Recipe by katie in the UP
I got this recipe from Everyday Food Mar/2006 edition. I thought it was perfect on it's own! (DH thought it was perfect with a Ribeye on the side)
Top Review by ratherbeswimmin'
I thought this was a uniquely tasty rice dish. Loved the tangy, nutty, lime flavors in the sauce. Made as directed, the rice was overcooked. I think adding an extra 1/4 cup of water would prevent that next time. Thanks--made a filling and healthy lunch.
- 3⁄4 cup long grain brown rice
- 1 1⁄4 cups frozen edamame, shelled
- 1 tablespoon fresh lime juice
- 1 tablespoon rice vinegar
- 1 1⁄2 teaspoons sesame oil, toasted
- 1⁄2 teaspoon sugar
- 3 scallions, thinly sliced on the diagonal
- crushed red pepper flakes (my own addition)
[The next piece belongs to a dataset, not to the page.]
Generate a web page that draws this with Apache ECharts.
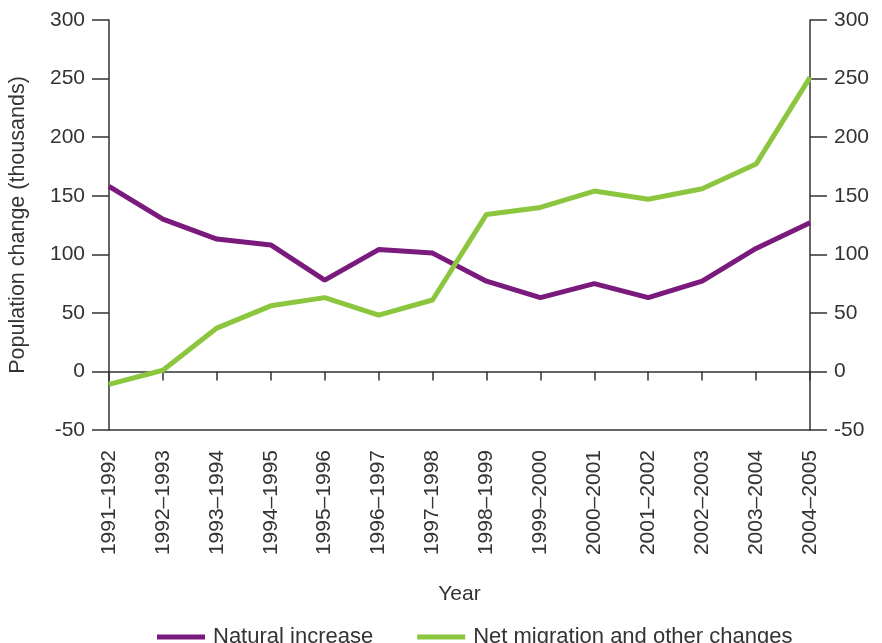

Directions See How It's Made
- In a med saucepan, bring 1 1/2 cups lightly salted water to boil.
- Add rice, reduce to a simmer; cover and cook, 30 minutes.
- Stir in edamame; cover and cook until rice is tender, 15 to 20 minutes.
- In a small bowl, stir together lime juice, vinegar, oil, chili flakes (if using) and sugar until sugar is dissolved.
- With a fork, stir in lime juice mixture and scalliions into rice; season with salt and pepper.